Santorini’s cliffside villages are marketed as calm and effortless, but Oia in peak season often delivers the opposite. Reuters reported that mass tourism has intensified debate over limits and levies, including concern around cruise arrivals that unload large numbers of day visitors onto a small island system.
The real problem is concentration. At sunset, the same lanes, terraces, and viewpoints pull everyone toward the same moment at the same time. What looks dreamy online can become a slow contest for space and sightlines.
Santorini is still remarkable. The hidden downside is how quickly beauty can turn into crowd pressure once ships, buses, and peak timing collide.
11. Cinque Terre’s Coastal Trails, Italy

Cinque Terre sells the idea of carefree walking between postcard villages, yet the trail system is less predictable than many visitors assume. Current trail updates show that paths can close because of maintenance, safety work, or changing conditions, so the classic village-to-village hike is not always available as imagined.
That matters because the walking route is not just a bonus feature here. For many visitors, it is the whole point. When a section is shut, the day can quickly turn into train coordination, rerouting, and crowded platforms instead of scenic continuity.

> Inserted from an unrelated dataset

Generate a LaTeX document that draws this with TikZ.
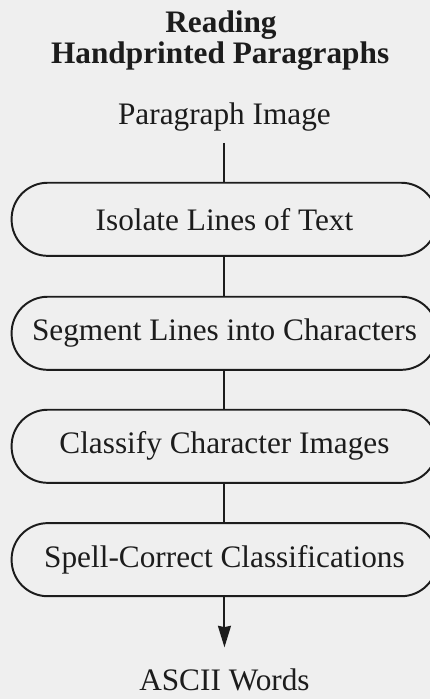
\documentclass[tikz,border=0pt]{standalone}
\usepackage{fontspec}
\setmainfont{Liberation Serif}
\usetikzlibrary{arrows.meta}
\definecolor{paper}{HTML}{EFEFEF}
\definecolor{ink}{HTML}{1C1C1C}

\begin{document}
\begin{tikzpicture}[transform shape,
	stage/.style={shape=rectangle, draw=ink, line width=1.3pt, rounded corners=0.84cm, minimum width=9.9cm, minimum height=1.7cm, text=ink, font=\fontsize{20.7}{24}\selectfont},
	io/.style={anchor=base, inner sep=0.27cm, text=ink, font=\fontsize{20.7}{24}\selectfont},
	wire/.style={draw=ink, line width=1.3pt}]
	% Paper and page size:
	\fill[paper] (0, 0) rectangle (10, 16.256);
	\useasboundingbox (0, 0) rectangle (10, 16.256);
	% Title:
	\node[io, font=\bfseries\fontsize{20.7}{24}\selectfont] (T1) at (5.14, 15.51){Reading};
	\node[io, font=\bfseries\fontsize{20.7}{24}\selectfont] (T2) at (5.12, 14.79){Handprinted Paragraphs};
	% Input, stages and output:
	\node[io] (In) at (5.22, 13.365){Paragraph Image};
	\node[stage] (S1) at (5.22, 11.156){Isolate Lines of Text};
	\node[stage] (S2) at (5.22, 8.505){Segment Lines into Characters};
	\node[stage] (S3) at (5.22, 5.877){Classify Character Images};
	\node[stage] (S4) at (5.22, 3.240){Spell-Correct Classifications};
	\node[io] (Out) at (5.22, 0.209){ASCII Words};
	% Wires:
	\draw[wire] (In.south) -- (S1.north);
	\draw[wire] (S1.south) -- (S2.north);
	\draw[wire] (S2.south) -- (S3.north);
	\draw[wire] (S3.south) -- (S4.north);
	\draw[wire, -{Stealth[length=0.5cm, width=0.3cm, inset=0.03cm]}, shorten >=0.21cm] (S4.south) -- (Out.north);
\end{tikzpicture}
\end{document}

The villages remain appealing, but the hidden downside is fragility.
12. The Vatican Museums, Vatican City

The Vatican Museums hold one of the world’s great art collections, but popularity changes the visit before you even enter. The official site emphasizes advance online booking and timed tickets, with entry valid only for the specific day issued.
What catches people off guard is the pace. Large visitor numbers, long interior routes, and the pressure to keep moving through famous rooms can make the experience feel more draining than contemplative.
The museums are still extraordinary. The hidden downside is that a place associated with wonder can also become a test of stamina, patience, and queue strategy in peak periods.